Proteomics: characterizing the cogs in the machinery of life - Focus

Environmental Health Perspectives, Nov 15, 2003 by Ernie Hood

Now that human genome sequence is complete, the quest to extract beneficial knowledge from it is on. One of the most promising, active areas of exploration lies in the human proteome--the global expression of proteins, those marvelouus strings of amino acids responsible for all human biologic processes. Proteins are life, and the recently developed ability to study them on a large scale, quantitatively and qualitatively, is known as proteomics.

The proteome may never be completely solved in the same way the genome was. The genome is relatively static, and presented a finite end point. The proteome is dynamic, changing constantly with time and conditions, with proteins interacting to networks and pathways to respond to stimuli and carry on the endless business of cellular function. The challenge of completely mapping the proteome is widely considered to be several orders of magnitude greater than that of the genome. The picture is so complex and so dynamic that some proteomics experts question the very concept of the existence of a measurable human proteome. Famed genomicist J. Craig Venter put this doubt succinctly when he told the 5 April 2001 Wall Street Journal that "there ain't nosuch thing as a proteome."

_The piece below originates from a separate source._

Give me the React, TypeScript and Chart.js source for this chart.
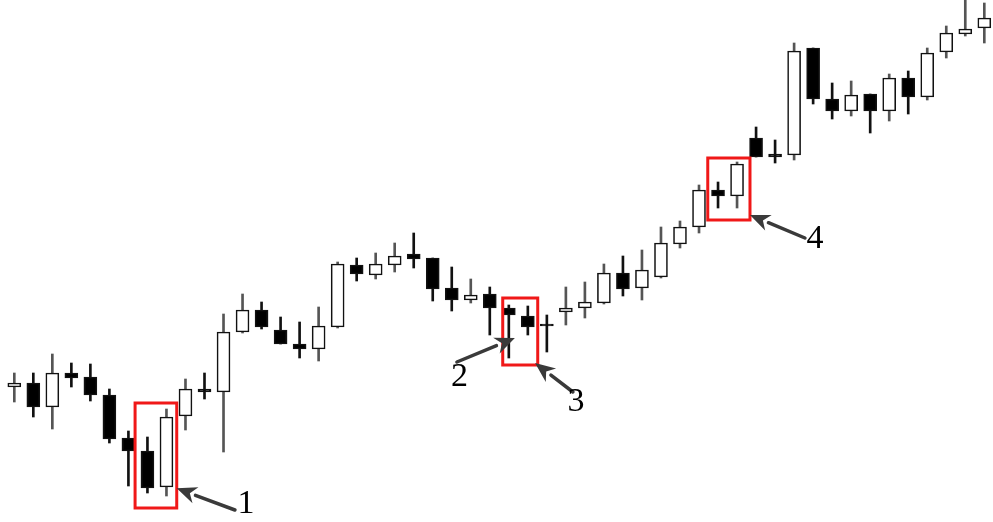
import React, { useEffect, useRef } from "react";
import { Chart, registerables } from "chart.js";

Chart.register(...registerables);

// OHLC series (price units), one entry per session
const opens = [135, 139, 115, 149, 145, 127, 84, 71, 35, 106, 133, 130, 190, 212, 192, 178, 173, 195, 257, 247, 257, 268, 264, 234, 222, 228, 214, 206, 198, 210, 214, 219, 249, 234, 245, 278, 295, 332, 326, 384, 368, 367, 474, 423, 411, 428, 411, 444, 425, 470, 488, 494];
const highs = [149, 149, 168, 159, 158, 133, 91, 85, 113, 143, 149, 208, 228, 220, 205, 200, 215, 260, 264, 269, 279, 289, 264, 255, 243, 235, 217, 216, 207, 235, 240, 258, 266, 272, 295, 301, 337, 340, 360, 395, 382, 479, 474, 439, 441, 428, 448, 451, 474, 496, 522, 519];
const lows = [120, 105, 93, 135, 121, 79, 36, 29, 26, 92, 123, 70, 189, 193, 178, 164, 161, 194, 241, 243, 250, 254, 221, 211, 219, 187, 164, 187, 170, 197, 204, 218, 226, 222, 244, 274, 289, 314, 314, 365, 359, 362, 418, 403, 406, 389, 401, 408, 422, 464, 486, 479];
const closes = [139, 115, 149, 144, 127, 83, 71, 34, 105, 133, 130, 190, 212, 195, 178, 173, 196, 258, 248, 258, 266, 263, 233, 222, 227, 214, 207, 195, 196, 214, 220, 249, 233, 252, 279, 295, 332, 326, 358, 365, 365, 471, 423, 411, 427, 411, 444, 425, 469, 489, 493, 504];

// Highlight boxes: [fromIndex, toIndex, topPrice, bottomPrice]
const boxes = [
  [6.35, 8.54, 119, 14],
  [25.68, 27.52, 224, 157],
  [36.46, 38.68, 364, 302],
];
// Arrows: [tailIndex, tailPrice, tipIndex, tipPrice]
const arrows = [
  [11.6, 12, 8.54, 33.7],
  [23.27, 160, 26.32, 184],
  [29.37, 130, 27.38, 159],
  [41.57, 284, 38.68, 307],
];
// Labels: [text, index, price]
const labels: [string, number, number][] = [
  ["1", 12.18, 19.5],
  ["2", 23.41, 147],
  ["3", 29.53, 122],
  ["4", 42.1, 284.5],
];

const annotationPlugin = {
  id: "annots",
  afterDatasetsDraw(chart: any) {
    const ctx = chart.ctx;
    const xs = chart.scales.x;
    const ys = chart.scales.y;
    ctx.save();
    ctx.strokeStyle = "#f01818";
    ctx.lineWidth = 3;
    for (const b of boxes) {
      const x0 = xs.getPixelForValue(b[0]);
      const x1 = xs.getPixelForValue(b[1]);
      const y0 = ys.getPixelForValue(b[2]);
      const y1 = ys.getPixelForValue(b[3]);
      ctx.strokeRect(x0, y0, x1 - x0, y1 - y0);
    }
    ctx.strokeStyle = "#3a3a3a";
    ctx.fillStyle = "#3a3a3a";
    ctx.lineWidth = 3.5;
    ctx.lineCap = "round";
    for (const a of arrows) {
      const tx = xs.getPixelForValue(a[0]);
      const ty = ys.getPixelForValue(a[1]);
      const hx = xs.getPixelForValue(a[2]);
      const hy = ys.getPixelForValue(a[3]);
      const ang = Math.atan2(hy - ty, hx - tx);
      const headLen = 20;
      const headW = 8.5;
      const bx = hx - headLen * Math.cos(ang);
      const by = hy - headLen * Math.sin(ang);
      ctx.beginPath();
      ctx.moveTo(tx, ty);
      ctx.lineTo(bx, by);
      ctx.stroke();
      ctx.beginPath();
      ctx.moveTo(hx, hy);
      ctx.lineTo(bx + headW * Math.sin(ang), by - headW * Math.cos(ang));
      ctx.lineTo(hx - (headLen - 6) * Math.cos(ang), hy - (headLen - 6) * Math.sin(ang));
      ctx.lineTo(bx - headW * Math.sin(ang), by + headW * Math.cos(ang));
      ctx.closePath();
      ctx.fill();
    }
    ctx.fillStyle = "#000";
    ctx.font = '34px "Liberation Serif", "DejaVu Serif", serif';
    ctx.textAlign = "center";
    ctx.textBaseline = "middle";
    for (const l of labels) {
      ctx.fillText(l[0], xs.getPixelForValue(l[1]), ys.getPixelForValue(l[2]) + 2);
    }
    ctx.restore();
  },
};

export default function App() {
  const ref = useRef<HTMLCanvasElement>(null);
  useEffect(() => {
    document.body.style.margin = "0";
    const up = opens.map((o, i) => closes[i] >= o);
    const chart = new Chart(ref.current!, {
      type: "bar",
      data: {
        datasets: [
          {
            label: "body",
            data: opens.map((o, i) => ({ x: i, y: [o, closes[i]] })) as any,
            backgroundColor: up.map((u) => (u ? "#ffffff" : "#000000")),
            borderColor: "#111111",
            borderWidth: 1.6,
            borderSkipped: false,
            barThickness: 13,
            grouped: false,
            order: 1,
          } as any,
          {
            label: "wick",
            data: lows.map((l, i) => ({ x: i, y: [l, highs[i]] })) as any,
            backgroundColor: up.map((u) => (u ? "#555555" : "#111111")),
            borderWidth: 0,
            barThickness: 2,
            grouped: false,
            order: 2,
          } as any,
        ],
      },
      options: {
        animation: false,
        responsive: false,
        maintainAspectRatio: false,
        devicePixelRatio: 1,
        layout: { padding: 0 },
        plugins: { legend: { display: false }, tooltip: { enabled: false } },
        scales: {
          x: { type: "linear", min: -0.752, max: 51.457, display: false, offset: false, grid: { offset: false } },
          y: { type: "linear", min: 0, max: 522, display: false },
        },
      } as any,
      plugins: [annotationPlugin],
    });
    return () => chart.destroy();
  }, []);
  return (
    <div style={{ width: 993, height: 522, background: "#fff" }}>
      <canvas ref={ref} width={993} height={522} />
    </div>
  );
}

Nevertheless, there can be no debate that proteomics is poised to deliver vast amounts of useful information about physiologic function at the subcellular, cellular, organic, and systemic levels, yielding profound new insights into disease and drug mechanisms, the effects of environmental exposures, and much more. Although a comprehensive map of the entire human proteome may never be accomplished, protein maps of human organs, glands, and fluids and of entire less-complex organisms are within sight, and major efforts are under way to document many of those proteomes.

Evolution of Proteomics

In large measure, proteomics has emerged in parallel fashion with the other "-omics" fields such as transcriptomics and metabonomics. The technologies, methodologies, and grand ambitions of the Human Genome Project have rapidly proliferated and now permeate virtually every area of the life sciences.

Just as the advent of genomics brought the ability to discover large numbers of genes quickly, proteomics was born when technologic advances allowed scientists to widen their focus from the painstaking isolation and identification of single proteins to a more comprehensive view of the entire protein complement expressed in a given cell line, tissue, or organism. However, proteomics researchers employ their own unique mix of tools, approaches, and skills to address the questions they seek to answer.

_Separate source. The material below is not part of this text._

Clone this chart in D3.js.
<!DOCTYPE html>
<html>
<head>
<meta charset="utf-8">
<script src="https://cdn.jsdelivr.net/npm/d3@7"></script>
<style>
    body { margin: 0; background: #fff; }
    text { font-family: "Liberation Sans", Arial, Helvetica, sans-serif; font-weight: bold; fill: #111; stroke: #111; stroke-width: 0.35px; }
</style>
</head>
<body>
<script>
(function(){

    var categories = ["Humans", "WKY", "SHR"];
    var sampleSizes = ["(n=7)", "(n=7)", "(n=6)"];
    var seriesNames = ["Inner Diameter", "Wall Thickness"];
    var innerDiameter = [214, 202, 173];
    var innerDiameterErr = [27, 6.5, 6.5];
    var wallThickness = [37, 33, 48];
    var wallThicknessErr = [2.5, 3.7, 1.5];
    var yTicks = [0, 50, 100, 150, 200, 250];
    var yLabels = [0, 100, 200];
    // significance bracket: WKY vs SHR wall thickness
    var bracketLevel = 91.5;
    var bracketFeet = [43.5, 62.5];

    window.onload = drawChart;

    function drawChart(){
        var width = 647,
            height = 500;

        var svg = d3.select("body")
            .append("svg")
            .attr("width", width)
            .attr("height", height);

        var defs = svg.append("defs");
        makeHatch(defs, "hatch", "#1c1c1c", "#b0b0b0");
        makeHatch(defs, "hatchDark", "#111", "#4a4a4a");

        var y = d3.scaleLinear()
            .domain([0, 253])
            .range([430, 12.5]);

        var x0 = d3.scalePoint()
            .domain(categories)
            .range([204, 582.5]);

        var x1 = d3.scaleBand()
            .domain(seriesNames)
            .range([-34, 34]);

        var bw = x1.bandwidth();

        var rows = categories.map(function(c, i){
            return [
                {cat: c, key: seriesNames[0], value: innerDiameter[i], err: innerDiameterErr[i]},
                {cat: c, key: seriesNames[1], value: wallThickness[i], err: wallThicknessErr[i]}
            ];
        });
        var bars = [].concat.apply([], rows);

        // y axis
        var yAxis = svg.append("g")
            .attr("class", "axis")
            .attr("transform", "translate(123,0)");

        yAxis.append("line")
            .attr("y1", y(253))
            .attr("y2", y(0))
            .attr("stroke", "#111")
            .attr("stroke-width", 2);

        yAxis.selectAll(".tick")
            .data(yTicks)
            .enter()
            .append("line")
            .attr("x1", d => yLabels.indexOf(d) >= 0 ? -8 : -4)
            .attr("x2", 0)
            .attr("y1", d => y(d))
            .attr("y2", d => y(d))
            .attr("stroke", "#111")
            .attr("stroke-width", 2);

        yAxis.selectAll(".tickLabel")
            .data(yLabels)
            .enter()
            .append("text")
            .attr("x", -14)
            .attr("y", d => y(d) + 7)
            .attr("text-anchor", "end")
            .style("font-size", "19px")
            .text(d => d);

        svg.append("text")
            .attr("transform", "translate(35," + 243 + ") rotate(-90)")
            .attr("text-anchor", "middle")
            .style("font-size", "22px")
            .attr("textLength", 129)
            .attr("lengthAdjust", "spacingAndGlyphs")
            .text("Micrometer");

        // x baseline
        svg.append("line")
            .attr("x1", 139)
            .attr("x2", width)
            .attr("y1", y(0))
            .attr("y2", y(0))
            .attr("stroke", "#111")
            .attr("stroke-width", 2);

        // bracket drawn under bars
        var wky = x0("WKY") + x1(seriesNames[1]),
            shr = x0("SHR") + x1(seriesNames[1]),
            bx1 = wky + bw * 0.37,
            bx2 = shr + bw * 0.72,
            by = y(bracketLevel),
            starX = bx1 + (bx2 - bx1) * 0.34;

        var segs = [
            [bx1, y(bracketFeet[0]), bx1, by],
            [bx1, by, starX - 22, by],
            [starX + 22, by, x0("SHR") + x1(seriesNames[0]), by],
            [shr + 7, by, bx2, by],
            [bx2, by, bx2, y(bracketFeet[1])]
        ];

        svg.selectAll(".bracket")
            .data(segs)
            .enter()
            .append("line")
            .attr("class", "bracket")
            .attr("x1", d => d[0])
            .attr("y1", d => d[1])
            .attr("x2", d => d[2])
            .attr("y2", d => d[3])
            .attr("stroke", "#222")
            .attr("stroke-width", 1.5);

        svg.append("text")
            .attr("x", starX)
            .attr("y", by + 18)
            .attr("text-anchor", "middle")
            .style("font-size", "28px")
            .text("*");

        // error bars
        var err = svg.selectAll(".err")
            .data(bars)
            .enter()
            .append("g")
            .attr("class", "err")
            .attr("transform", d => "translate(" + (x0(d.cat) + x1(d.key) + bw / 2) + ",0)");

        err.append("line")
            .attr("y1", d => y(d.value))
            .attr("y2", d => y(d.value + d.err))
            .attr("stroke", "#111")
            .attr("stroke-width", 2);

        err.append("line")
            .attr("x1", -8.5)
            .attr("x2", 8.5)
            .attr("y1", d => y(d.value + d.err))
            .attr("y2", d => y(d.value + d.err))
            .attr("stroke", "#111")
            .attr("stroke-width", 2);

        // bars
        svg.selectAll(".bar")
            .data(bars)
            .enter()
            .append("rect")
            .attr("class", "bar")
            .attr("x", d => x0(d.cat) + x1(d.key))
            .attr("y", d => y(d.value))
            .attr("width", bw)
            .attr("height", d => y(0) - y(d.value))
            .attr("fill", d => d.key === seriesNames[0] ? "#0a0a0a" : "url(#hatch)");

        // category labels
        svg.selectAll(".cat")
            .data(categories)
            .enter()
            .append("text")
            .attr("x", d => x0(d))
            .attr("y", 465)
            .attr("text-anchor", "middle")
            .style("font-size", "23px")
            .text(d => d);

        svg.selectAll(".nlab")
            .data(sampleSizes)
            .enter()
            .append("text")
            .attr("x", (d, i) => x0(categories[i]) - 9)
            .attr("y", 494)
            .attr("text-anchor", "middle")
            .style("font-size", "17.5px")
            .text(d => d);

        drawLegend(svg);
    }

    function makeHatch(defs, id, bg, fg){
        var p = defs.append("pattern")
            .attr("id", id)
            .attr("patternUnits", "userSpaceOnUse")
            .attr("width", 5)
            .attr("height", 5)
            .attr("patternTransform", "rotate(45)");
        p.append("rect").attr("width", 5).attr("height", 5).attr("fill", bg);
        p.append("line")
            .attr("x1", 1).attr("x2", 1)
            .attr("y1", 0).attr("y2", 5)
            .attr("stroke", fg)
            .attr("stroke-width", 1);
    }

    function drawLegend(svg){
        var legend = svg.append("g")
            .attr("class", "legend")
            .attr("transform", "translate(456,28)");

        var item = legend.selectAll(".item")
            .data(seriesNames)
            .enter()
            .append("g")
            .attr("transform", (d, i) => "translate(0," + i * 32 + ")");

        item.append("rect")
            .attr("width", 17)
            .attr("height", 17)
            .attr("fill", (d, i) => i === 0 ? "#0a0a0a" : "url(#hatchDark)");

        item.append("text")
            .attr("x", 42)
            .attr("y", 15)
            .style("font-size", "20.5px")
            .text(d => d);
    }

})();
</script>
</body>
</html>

Although the term "proteomics" did not exist until 1994, when Australian postdoctoral student Marc Wilkins coined it, the practice of the science has been going on since the mid-1970s. Two milestone technologic breakthroughs facilitated the ability to look at multiplicities of proteins, both of which, although much refined, are still in wide use today in laboratories around the world.

At its core, proteomics is all about separation and identification--the process of taking a sample of interest, separating out all of the proteins therein, and then identifying them. The first major breakthrough, which was a great leap forward in separation, took place in 1975 with the introduction of two-dimensional gel electrophoresis (2DE).

With this method--still the first step in many proteomics experiments--proteins from a sample are separated on a polyacrylamide gel according to their mass and charge, which, along with intensity, are what provide the spectrum that makes up a protein's distinctive signature. The more abundant the protein, the larger and more intensely staining the spot on the gel.

The only problem is that 2DE, while it allows separation and visualization of the protein complement, does little or nothing to address identification. Regardless, the advent of 2DE was so exciting that in 1980 it spawned the proposal of a Human Protein Index project--an effort to catalog all human proteins and then use that knowledge to define the genome (although Congress considered the project, it was never funded, and advances in genomics soon bypassed the idea).

The second major breakthrough, which really brought proteomics into its own, was the arrival of two crucial techniques in the 1980s that made possible the use of mass spectrometry (MS) to identify proteins: matrix-assisted laser desorption/ionization (MALDI) and electrospray ionization (ESI). These methods allow protein samples to be ionized for analysis in a mass spectrometer, producing a pattern called a mass spectrum. These mass spectra--which often number in the thousands for a given sample--can then be used to positively identify proteins or protein digests (strings of peptides or protein fragments produced when the proteins are ionized) through the automatic querying of protein databases. Unidentified or novel proteins can be analyzed through further MS runs or by other techniques.

"ESI and MALIDI were a quantum leap," says William Pierce, a professor of pharmacology, toxicology, and chemistry at the University of Louisville School of Medicine. The subsequent development of time-of-flight (TOF) detection, which expanded the range of ionic molecular weights detectable by MS instruments, brought further analytic capabilities to MALDI. Today, MALDI-TOF is in widespread use in proteomics laboratories.